A major electricity capacity auction by the United States' largest grid operator has revealed a significant financial impact from surging power demand, particularly from artificial intelligence (AI) data centers. The results indicate that tens of millions of households and businesses across 13 eastern states and Washington D.C. are projected to face an additional $6.3 billion in electricity costs over the next three years. This outcome underscores a deepening conflict between the rapid expansion of AI computing infrastructure and the insufficient capacity of the traditional power grid.
Deepening Supply-Demand Imbalance: Data Center Energy Draw Intensifies
The PJM Interconnection grid serves a vast region from Virginia Beach to Chicago, covering a population of 67 million. This area includes the world's largest concentration of data centers in Northern Virginia. In its recent annual capacity auction, power generation companies substantially raised their bids to supply electricity to the grid during peak demand periods. The disorderly expansion of high-energy-consumption facilities like data centers has led to power demand growth far outpacing increases in generation capacity, directly driving up wholesale electricity prices. These higher costs are ultimately passed on to end consumers.
In a statement, PJM's President and CEO, David Mills, noted that the auction results clearly reflect that growth in electricity demand is now significantly exceeding the growth in supply. Mills emphasized that the grid operator is collaborating with government and industry representatives on multiple fronts to rebuild supply-demand balance, focusing on accelerating the integration of new generation capacity and managing the connection of new loads.

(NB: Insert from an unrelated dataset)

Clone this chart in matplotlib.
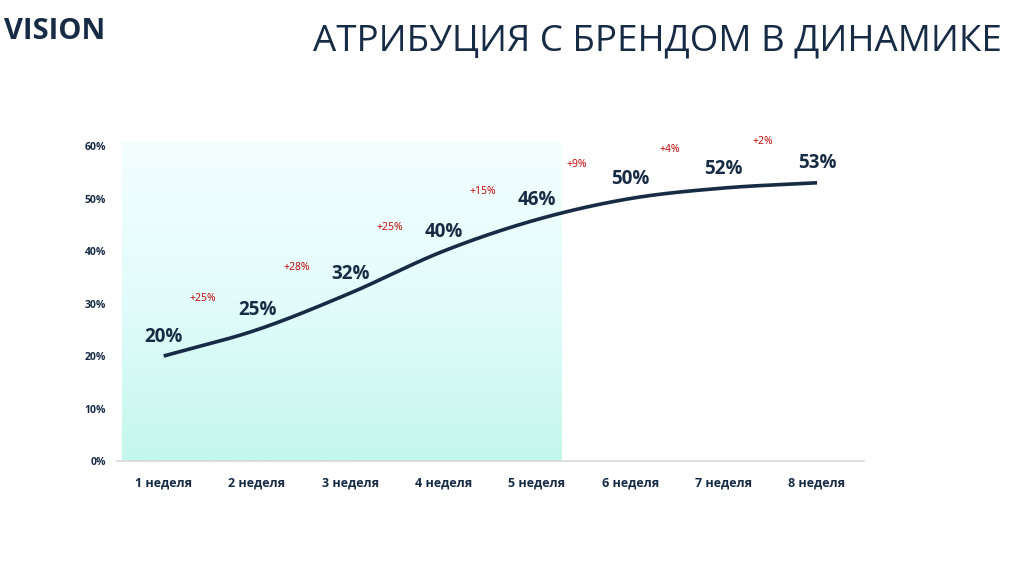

However, data from the independent market monitor, Monitoring Analytics, shows that since the beginning of 2024, electricity price increases driven by data center construction have already added approximately $29 billion in costs for utility customers within the PJM region.
Local Tensions Escalate: New York Halts Construction, Pennsylvania Turns to Lawsuits
The high cost of power and the severe strain on the grid are sparking strong opposition from local governments, politicians, and public utility advocacy groups across the U.S. Because PJM falls under the jurisdiction of the Federal Energy Regulatory Commission (FERC), state governments and local regulators have limited direct means to intervene in its pricing mechanisms, leading to a rise in local legal challenges.
Patrick Cicero, an advisor with the Pennsylvania Utility Law Project, stated plainly that the trend of rising electricity demand cannot be reversed in the short term, making persistently high electricity prices a certainty. Previously, citing harm to consumers from soaring energy costs, Pennsylvania Governor Josh Shapiro sued PJM in December 2024. The state ultimately secured some financial relief for its consumers through a settlement agreement that established a price cap.
Faced with the immense pressure that computing facilities place on energy and the environment, local governments are beginning to take administrative action. The state of New York officially announced on Tuesday a one-year moratorium on the construction of new large-scale data centers statewide. This marks the first state-level pause on data center construction in the nation, intended to provide a buffer period to assess the real-world impact of such high-energy projects on the local environment and power network.